Reproduce, character for character, the lines below from the first through the one with "const kambrDolnyDepth = [1726, 1774, 1826];". Leave pictures out.

##### RAW DATA #####

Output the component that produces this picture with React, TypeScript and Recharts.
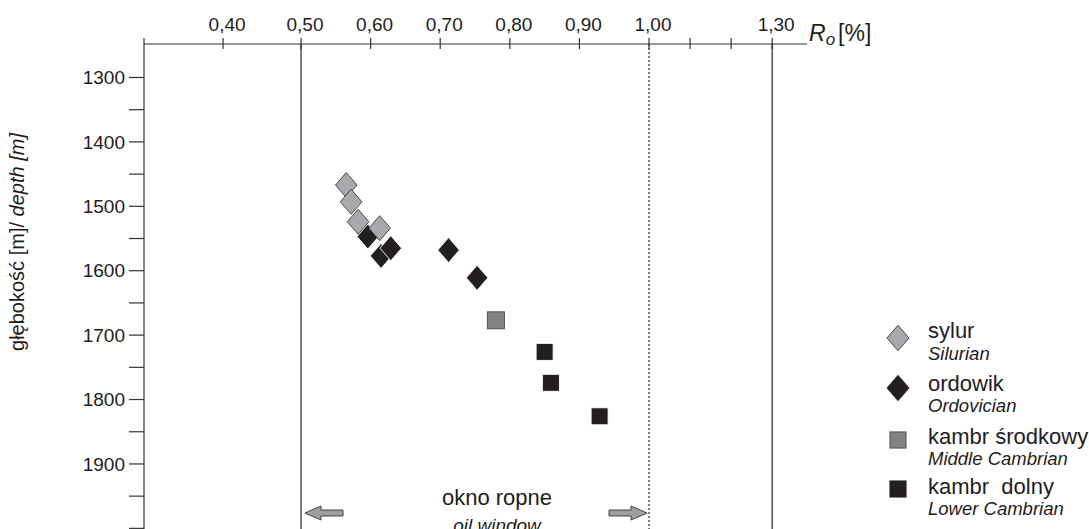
import { ScatterChart, Scatter, XAxis, YAxis, ReferenceLine, ReferenceArea } from "recharts";

const FONT = '"Liberation Sans", Arial, Helvetica, sans-serif';
const INK = "#1f1c1d";

// top axis: vitrinite reflectance Ro [%]
const roTicks = [0.4, 0.5, 0.6, 0.7, 0.8, 0.9, 1.0, 1.1, 1.2, 1.3];
const roTickLabels = ["0,40", "0,50", "0,60", "0,70", "0,80", "0,90", "1,00", "", "", "1,30"];

// left axis: depth [m]
const depthTicks = [1300, 1350, 1400, 1450, 1500, 1550, 1600, 1650, 1700, 1750, 1800, 1850, 1900, 1950, 2000];
const depthTickLabels = ["1300", "", "1400", "", "1500", "", "1600", "", "1700", "", "1800", "", "1900", "", ""];

// oil window limits
const oilWindowRo = [0.5, 1.0];
const extraLineRo = 1.3;

// samples
const sylurRo = [0.565, 0.572, 0.582, 0.613];
const sylurDepth = [1467, 1493, 1524, 1534];

const ordowikRo = [0.596, 0.615, 0.629, 0.712, 0.753];
const ordowikDepth = [1547, 1577, 1565, 1568, 1611];

const kambrSrRo = [0.78];
const kambrSrDepth = [1677];

const kambrDolnyRo = [0.85, 0.859, 0.929];
const kambrDolnyDepth = [1726, 1774, 1826];

// the printed Ro axis is not linear: 0.4-0.5 is stretched, 1.0-1.3 squeezed
const axisRoKnots = [0.4, 0.5, 1.0, 1.3];
const axisPosKnots = [0.388, 0.5, 1.0, 1.177];
const xDomain: [number, number] = [0.2744, 1.227];

function roToPos(ro: number) {
  const k = axisRoKnots;
  const p = axisPosKnots;
  let i = 0;
  while (i < k.length - 2 && ro > k[i + 1]) i++;
  return p[i] + ((ro - k[i]) * (p[i + 1] - p[i])) / (k[i + 1] - k[i]);
}

const toPoints = (ro: number[], depth: number[]) => ro.map((r, i) => ({ x: roToPos(r), y: depth[i] }));

type Series = {
  name: string;
  nameEn: string;
  data: { x: number; y: number }[];
  kind: "diamond" | "square";
  fill: string;
  stroke: string;
};

const sylur: Series = { name: "sylur", nameEn: "Silurian", data: toPoints(sylurRo, sylurDepth), kind: "diamond", fill: "#a7a9ac", stroke: "#3a3a3a" };
const ordowik: Series = { name: "ordowik", nameEn: "Ordovician", data: toPoints(ordowikRo, ordowikDepth), kind: "diamond", fill: "#231f20", stroke: "#ffffff" };
const kambrSr: Series = { name: "kambr środkowy", nameEn: "Middle Cambrian", data: toPoints(kambrSrRo, kambrSrDepth), kind: "square", fill: "#808285", stroke: "#4a4a4a" };
const kambrDolny: Series = { name: "kambr  dolny", nameEn: "Lower Cambrian", data: toPoints(kambrDolnyRo, kambrDolnyDepth), kind: "square", fill: "#231f20", stroke: "#ffffff" };

const legendOrder = [sylur, ordowik, kambrSr, kambrDolny];
const drawOrder = [kambrDolny, kambrSr, ordowik, sylur];

function Marker({ s, cx, cy, scale = 1 }: { s: Series; cx: number; cy: number; scale?: number }) {
  if (s.kind === "diamond") {
    const w = 10.8 * scale;
    const h = 12.5 * scale;
    return (
      <polygon
        points={`${cx},${cy - h} ${cx + w},${cy} ${cx},${cy + h} ${cx - w},${cy}`}
        fill={s.fill}
        stroke={s.stroke}
        strokeWidth={0.9}
      />
    );
  }
  const a = 8.5 * scale;
  return <rect x={cx - a} y={cy - a} width={a * 2} height={a * 2} fill={s.fill} stroke={s.stroke} strokeWidth={0.9} />;
}

function TopTick(props: any) {
  const { x, y, index } = props;
  const label = roTickLabels[index] ?? "";
  return (
    <g>
      <line x1={x} x2={x} y1={y - 6} y2={y + 5} stroke="#333" strokeWidth={1.2} />
      {label && (
        <text x={x + 4} y={y - 13} textAnchor="middle" fontSize={19} fill={INK}>
          {label}
        </text>
      )}
    </g>
  );
}

function RoLabel(props: any) {
  const vb = props.viewBox || { x: 144, y: 0, width: 663, height: 44 };
  const x = vb.x + vb.width + 2;
  return (
    <g>
      {/* y axis line pokes a little above the top axis */}
      <line x1={vb.x} x2={vb.x} y1={vb.y + vb.height - 6} y2={vb.y + vb.height} stroke="#333" strokeWidth={1.2} />
      <text x={x} y={41} fontSize={23} fill={INK}>
        <tspan fontStyle="italic">R</tspan>
        <tspan fontStyle="italic" fontSize={17} dy={4}>o</tspan>
        <tspan dy={-4} dx={3}>[%]</tspan>
      </text>
    </g>
  );
}

function DepthLabel() {
  return (
    <text x={24} y={242} transform="rotate(-90, 24, 242)" textAnchor="middle" fontSize={20} fill={INK}>
      głębokość [m]/ <tspan fontStyle="italic">depth [m]</tspan>
    </text>
  );
}

function Arrow({ tip, cy, dir }: { tip: number; cy: number; dir: 1 | -1 }) {
  // dir -1 points left, 1 points right
  const f = (d: number) => tip - dir * d;
  const pts = [
    [tip, cy],
    [f(16), cy - 7],
    [f(16), cy - 3],
    [f(38), cy - 3],
    [f(38), cy + 3],
    [f(16), cy + 3],
    [f(16), cy + 7],
  ]
    .map((p) => p.join(","))
    .join(" ");
  return <polygon points={pts} fill="#9d9fa2" stroke="#333" strokeWidth={0.9} />;
}

function lineBox(vb: any) {
  const x = vb?.x ?? 0;
  const y = vb?.y ?? 0;
  const h = vb?.height ?? 0;
  const top = Math.min(y, y + h);
  return { x, top, bottom: top + Math.abs(h), width: vb?.width ?? 0 };
}

function LeftArrowLabel(props: any) {
  const b = lineBox(props.viewBox);
  return <Arrow tip={b.x + 4} cy={b.bottom - 16} dir={-1} />;
}

function RightArrowLabel(props: any) {
  const b = lineBox(props.viewBox);
  return <Arrow tip={b.x - 2} cy={b.bottom - 16} dir={1} />;
}

function OilWindowLabel(props: any) {
  const b = lineBox(props.viewBox);
  const cx = b.x + b.width / 2 + 22;
  return (
    <g>
      <text x={cx} y={b.bottom - 24} textAnchor="middle" fontSize={22} fill={INK}>
        okno ropne
      </text>
      <text x={cx} y={b.bottom + 3} textAnchor="middle" fontSize={19} fontStyle="italic" fill={INK}>
        oil window
      </text>
    </g>
  );
}

function LegendBox() {
  const rows = [
    { cy: 338, t1: 338, t2: 360 },
    { cy: 388, t1: 391, t2: 412 },
    { cy: 440, t1: 444, t2: 465 },
    { cy: 489, t1: 494, t2: 515 },
  ];
  return (
    <svg width={1089} height={529} style={{ position: "absolute", left: 0, top: 0, pointerEvents: "none" }}>
      {legendOrder.map((s, i) => (
        <g key={s.name}>
          <Marker s={{ ...s, stroke: s.stroke === "#ffffff" ? s.fill : s.stroke }} cx={898} cy={rows[i].cy} scale={s.kind === "diamond" ? 1.02 : 0.95} />
          <text x={928} y={rows[i].t1} fontSize={22} fill={INK} style={{ whiteSpace: "pre" }}>
            {s.name}
          </text>
          <text x={928} y={rows[i].t2} fontSize={18.5} fontStyle="italic" fill={INK}>
            {s.nameEn}
          </text>
        </g>
      ))}
    </svg>
  );
}

export default function App() {
  return (
    <div style={{ position: "absolute", left: 0, top: 0, width: 1089, height: 529, overflow: "hidden", background: "#fff", fontFamily: FONT }}>
      <ScatterChart width={1089} height={529} margin={{ top: 0, right: 282, bottom: 0, left: 0 }}>
        <XAxis
          type="number"
          dataKey="x"
          orientation="top"
          domain={xDomain}
          ticks={roTicks.map(roToPos)}
          interval={0}
          height={44}
          tickSize={0}
          tickMargin={0}
          tickLine={false}
          tick={TopTick}
          axisLine={{ stroke: "#333", strokeWidth: 1.2 }}
          allowDataOverflow
          label={RoLabel}
        />
        <YAxis
          type="number"
          dataKey="y"
          reversed
          domain={[1248, 2001]}
          ticks={depthTicks}
          interval={0}
          width={144}
          tickSize={15}
          tickMargin={4}
          tickFormatter={(v: number) => depthTickLabels[depthTicks.indexOf(v)] ?? ""}
          tick={{ fill: INK, fontSize: 19 }}
          tickLine={{ stroke: "#333", strokeWidth: 1.2 }}
          axisLine={{ stroke: "#333", strokeWidth: 1.2 }}
          allowDataOverflow
          label={DepthLabel}
        />
        <ReferenceArea x1={roToPos(oilWindowRo[0])} x2={roToPos(oilWindowRo[1])} fillOpacity={0} strokeOpacity={0} label={OilWindowLabel} />
        <ReferenceLine x={roToPos(oilWindowRo[0])} stroke="#333" strokeWidth={1.3} label={LeftArrowLabel} />
        <ReferenceLine x={roToPos(oilWindowRo[1])} stroke="#333" strokeWidth={1.3} strokeDasharray="2 2" label={RightArrowLabel} />
        <ReferenceLine x={roToPos(extraLineRo)} stroke="#333" strokeWidth={1.3} />
        {drawOrder.map((s) => (
          <Scatter
            key={s.name}
            name={s.name}
            data={s.data}
            isAnimationActive={false}
            shape={(p: any) => <Marker s={s} cx={p.cx} cy={p.cy} />}
          />
        ))}
      </ScatterChart>
      <LegendBox />
    </div>
  );
}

#####

## [REPLY]
Output the component that produces this picture with React, TypeScript and Recharts.
import { ScatterChart, Scatter, XAxis, YAxis, ReferenceLine, ReferenceArea } from "recharts";

const FONT = '"Liberation Sans", Arial, Helvetica, sans-serif';
const INK = "#1f1c1d";

// top axis: vitrinite reflectance Ro [%]
const roTicks = [0.4, 0.5, 0.6, 0.7, 0.8, 0.9, 1.0, 1.1, 1.2, 1.3];
const roTickLabels = ["0,40", "0,50", "0,60", "0,70", "0,80", "0,90", "1,00", "", "", "1,30"];

// left axis: depth [m]
const depthTicks = [1300, 1350, 1400, 1450, 1500, 1550, 1600, 1650, 1700, 1750, 1800, 1850, 1900, 1950, 2000];
const depthTickLabels = ["1300", "", "1400", "", "1500", "", "1600", "", "1700", "", "1800", "", "1900", "", ""];

// oil window limits
const oilWindowRo = [0.5, 1.0];
const extraLineRo = 1.3;

// samples
const sylurRo = [0.565, 0.572, 0.582, 0.613];
const sylurDepth = [1467, 1493, 1524, 1534];

const ordowikRo = [0.596, 0.615, 0.629, 0.712, 0.753];
const ordowikDepth = [1547, 1577, 1565, 1568, 1611];

const kambrSrRo = [0.78];
const kambrSrDepth = [1677];

const kambrDolnyRo = [0.85, 0.859, 0.929];
const kambrDolnyDepth = [1726, 1774, 1826];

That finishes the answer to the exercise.